- Requirements -
Repeat every line of the listing below exactly, minus the pictures.

==*==

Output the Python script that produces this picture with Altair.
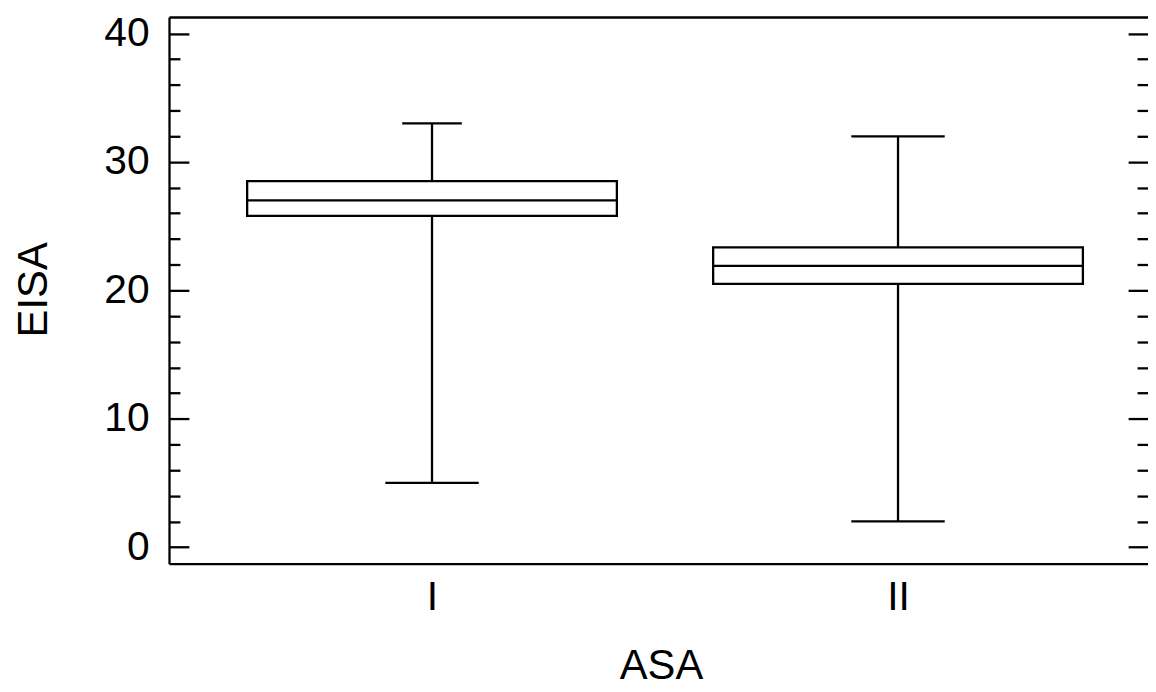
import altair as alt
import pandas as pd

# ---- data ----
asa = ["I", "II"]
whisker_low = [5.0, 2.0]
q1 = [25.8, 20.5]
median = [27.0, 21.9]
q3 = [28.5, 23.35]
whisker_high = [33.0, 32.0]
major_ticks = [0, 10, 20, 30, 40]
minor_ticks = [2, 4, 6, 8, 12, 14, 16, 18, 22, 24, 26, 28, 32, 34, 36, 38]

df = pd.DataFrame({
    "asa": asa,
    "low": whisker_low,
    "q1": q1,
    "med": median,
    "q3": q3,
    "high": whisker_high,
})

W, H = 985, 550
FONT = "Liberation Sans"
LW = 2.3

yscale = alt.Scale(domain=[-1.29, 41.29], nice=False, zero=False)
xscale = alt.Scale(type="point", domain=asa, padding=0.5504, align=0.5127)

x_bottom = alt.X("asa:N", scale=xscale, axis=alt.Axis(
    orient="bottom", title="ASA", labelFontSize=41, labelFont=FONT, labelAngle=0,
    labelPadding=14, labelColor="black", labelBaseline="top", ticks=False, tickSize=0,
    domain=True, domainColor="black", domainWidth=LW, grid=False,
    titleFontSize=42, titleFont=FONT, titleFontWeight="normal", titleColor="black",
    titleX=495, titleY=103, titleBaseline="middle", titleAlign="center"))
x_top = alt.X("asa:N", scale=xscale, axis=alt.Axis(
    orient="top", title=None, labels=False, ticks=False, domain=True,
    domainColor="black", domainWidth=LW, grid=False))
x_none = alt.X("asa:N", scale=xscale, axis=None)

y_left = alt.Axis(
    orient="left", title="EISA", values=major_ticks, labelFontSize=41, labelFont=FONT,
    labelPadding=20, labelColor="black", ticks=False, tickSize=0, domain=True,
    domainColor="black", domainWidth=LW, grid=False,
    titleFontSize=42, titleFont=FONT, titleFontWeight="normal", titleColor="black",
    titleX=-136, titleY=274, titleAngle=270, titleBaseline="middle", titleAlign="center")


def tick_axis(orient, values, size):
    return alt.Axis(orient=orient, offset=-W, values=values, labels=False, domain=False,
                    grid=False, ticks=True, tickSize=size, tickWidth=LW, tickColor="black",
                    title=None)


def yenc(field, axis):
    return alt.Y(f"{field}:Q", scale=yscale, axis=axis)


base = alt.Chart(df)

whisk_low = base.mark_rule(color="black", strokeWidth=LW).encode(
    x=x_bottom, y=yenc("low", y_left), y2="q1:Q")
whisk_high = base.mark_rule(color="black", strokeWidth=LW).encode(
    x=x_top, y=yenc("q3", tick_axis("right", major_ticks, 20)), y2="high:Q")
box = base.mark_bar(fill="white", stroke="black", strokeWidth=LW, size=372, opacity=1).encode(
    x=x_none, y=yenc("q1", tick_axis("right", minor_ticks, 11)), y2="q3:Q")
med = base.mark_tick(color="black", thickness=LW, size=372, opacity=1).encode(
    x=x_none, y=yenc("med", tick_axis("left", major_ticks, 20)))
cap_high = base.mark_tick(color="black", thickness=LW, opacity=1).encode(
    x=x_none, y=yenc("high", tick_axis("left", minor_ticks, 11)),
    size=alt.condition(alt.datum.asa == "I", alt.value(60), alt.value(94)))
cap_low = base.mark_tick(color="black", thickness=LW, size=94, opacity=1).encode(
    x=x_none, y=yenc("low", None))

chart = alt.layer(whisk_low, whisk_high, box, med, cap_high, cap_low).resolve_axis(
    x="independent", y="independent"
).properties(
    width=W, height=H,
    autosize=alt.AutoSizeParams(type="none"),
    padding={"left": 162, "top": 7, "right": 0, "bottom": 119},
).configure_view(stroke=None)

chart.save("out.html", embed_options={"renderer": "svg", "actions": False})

==*==

- Response to this task -
Output the Python script that produces this picture with Altair.
import altair as alt
import pandas as pd

# ---- data ----
asa = ["I", "II"]
whisker_low = [5.0, 2.0]
q1 = [25.8, 20.5]
median = [27.0, 21.9]
q3 = [28.5, 23.35]
whisker_high = [33.0, 32.0]
major_ticks = [0, 10, 20, 30, 40]
minor_ticks = [2, 4, 6, 8, 12, 14, 16, 18, 22, 24, 26, 28, 32, 34, 36, 38]

df = pd.DataFrame({
    "asa": asa,
    "low": whisker_low,
    "q1": q1,
    "med": median,
    "q3": q3,
    "high": whisker_high,
})

W, H = 985, 550
FONT = "Liberation Sans"
LW = 2.3

yscale = alt.Scale(domain=[-1.29, 41.29], nice=False, zero=False)
xscale = alt.Scale(type="point", domain=asa, padding=0.5504, align=0.5127)

x_bottom = alt.X("asa:N", scale=xscale, axis=alt.Axis(
    orient="bottom", title="ASA", labelFontSize=41, labelFont=FONT, labelAngle=0,
    labelPadding=14, labelColor="black", labelBaseline="top", ticks=False, tickSize=0,
    domain=True, domainColor="black", domainWidth=LW, grid=False,
    titleFontSize=42, titleFont=FONT, titleFontWeight="normal", titleColor="black",
    titleX=495, titleY=103, titleBaseline="middle", titleAlign="center"))
x_top = alt.X("asa:N", scale=xscale, axis=alt.Axis(
    orient="top", title=None, labels=False, ticks=False, domain=True,
    domainColor="black", domainWidth=LW, grid=False))
x_none = alt.X("asa:N", scale=xscale, axis=None)

y_left = alt.Axis(
    orient="left", title="EISA", values=major_ticks, labelFontSize=41, labelFont=FONT,
    labelPadding=20, labelColor="black", ticks=False, tickSize=0, domain=True,
    domainColor="black", domainWidth=LW, grid=False,
    titleFontSize=42, titleFont=FONT, titleFontWeight="normal", titleColor="black",
    titleX=-136, titleY=274, titleAngle=270, titleBaseline="middle", titleAlign="center")


def tick_axis(orient, values, size):
    return alt.Axis(orient=orient, offset=-W, values=values, labels=False, domain=False,
                    grid=False, ticks=True, tickSize=size, tickWidth=LW, tickColor="black",
                    title=None)


def yenc(field, axis):
    return alt.Y(f"{field}:Q", scale=yscale, axis=axis)


base = alt.Chart(df)

whisk_low = base.mark_rule(color="black", strokeWidth=LW).encode(
    x=x_bottom, y=yenc("low", y_left), y2="q1:Q")
whisk_high = base.mark_rule(color="black", strokeWidth=LW).encode(
    x=x_top, y=yenc("q3", tick_axis("right", major_ticks, 20)), y2="high:Q")
box = base.mark_bar(fill="white", stroke="black", strokeWidth=LW, size=372, opacity=1).encode(
    x=x_none, y=yenc("q1", tick_axis("right", minor_ticks, 11)), y2="q3:Q")
med = base.mark_tick(color="black", thickness=LW, size=372, opacity=1).encode(
    x=x_none, y=yenc("med", tick_axis("left", major_ticks, 20)))
cap_high = base.mark_tick(color="black", thickness=LW, opacity=1).encode(
    x=x_none, y=yenc("high", tick_axis("left", minor_ticks, 11)),
    size=alt.condition(alt.datum.asa == "I", alt.value(60), alt.value(94)))
cap_low = base.mark_tick(color="black", thickness=LW, size=94, opacity=1).encode(
    x=x_none, y=yenc("low", None))

chart = alt.layer(whisk_low, whisk_high, box, med, cap_high, cap_low).resolve_axis(
    x="independent", y="independent"
).properties(
    width=W, height=H,
    autosize=alt.AutoSizeParams(type="none"),
    padding={"left": 162, "top": 7, "right": 0, "bottom": 119},
).configure_view(stroke=None)

chart.save("out.html", embed_options={"renderer": "svg", "actions": False})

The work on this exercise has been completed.